臭い物に蓋をし、長いものには巻かれ続ける姿勢を貫くメディアが監視役を務められるのか。今になってワイドショーのMCたちが自分たちの無責任さを恥じた発言をしているけれども、これからの彼らに期待している人たちがどれぐらいいるのだろう。テレビや新聞のレーゾンデートルはすでに堕落の一途を辿っている。したがってテレビの視聴率も新聞の購買数もどんどん落ちていく。

教育の失敗がこういうところに表出しているのだろう。以前にも書いたとおり、1950年代から徐々に国が教師を無力化してきた。今ではすっかり批判的精神を失い、お上に従う教員たちが聞き分けの良い人を大量生産してきた。無批判な子どもたちを如何にたくさん増産していくかが学校における最大の目標であり、眉間にしわを寄せて意見を述べる子どもたちは排除されてきた。

教員になりたいという人が激減した。学校に通わない子どもたちが激増した。いずれの場合も、要は学校がつまらないのである。学校が面白い場所であるなら、大人も子どもも学校に向かうはずではないか。学校は、個性重視と言いながらも個性を排除する場所なのである。

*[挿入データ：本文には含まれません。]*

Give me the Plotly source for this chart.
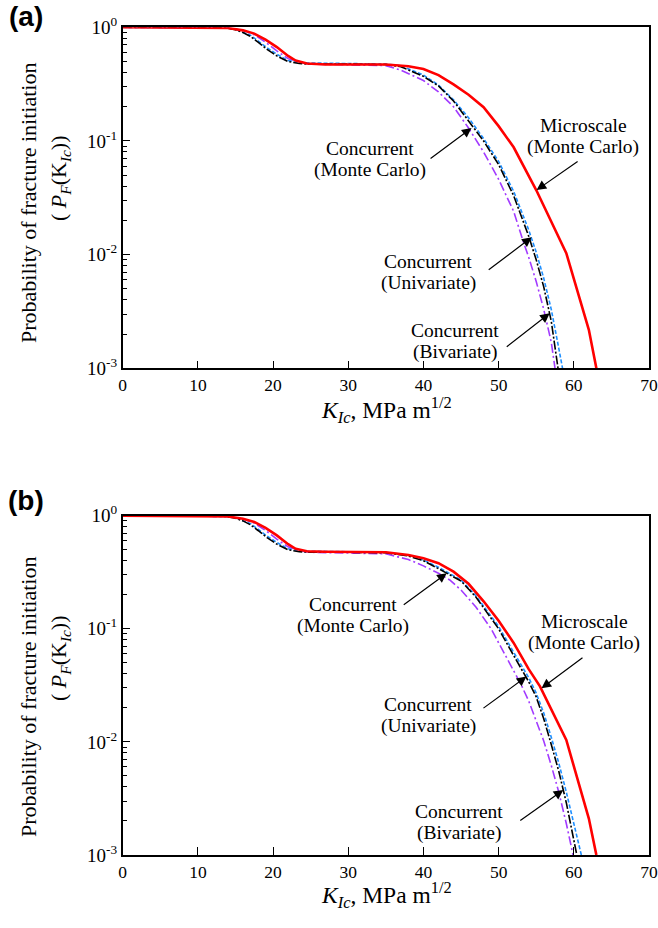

ヒトラーを批判しなかったドイツは世界中から批判され、攻撃されて、しかし自浄作用を発揮しながら徐々に立ち上がってきた。これからの日本はどうだろう。そして、長いものに巻かれてばかりの大人を見て、子どもたちは自分もああなりたいと目を輝かせるのだろうか。教育の失敗が誤魔化してばかりのジャニーズ事務所と政権およびメディアの衰退を産んだのであれば、責任の一端は私にもあるということになろう。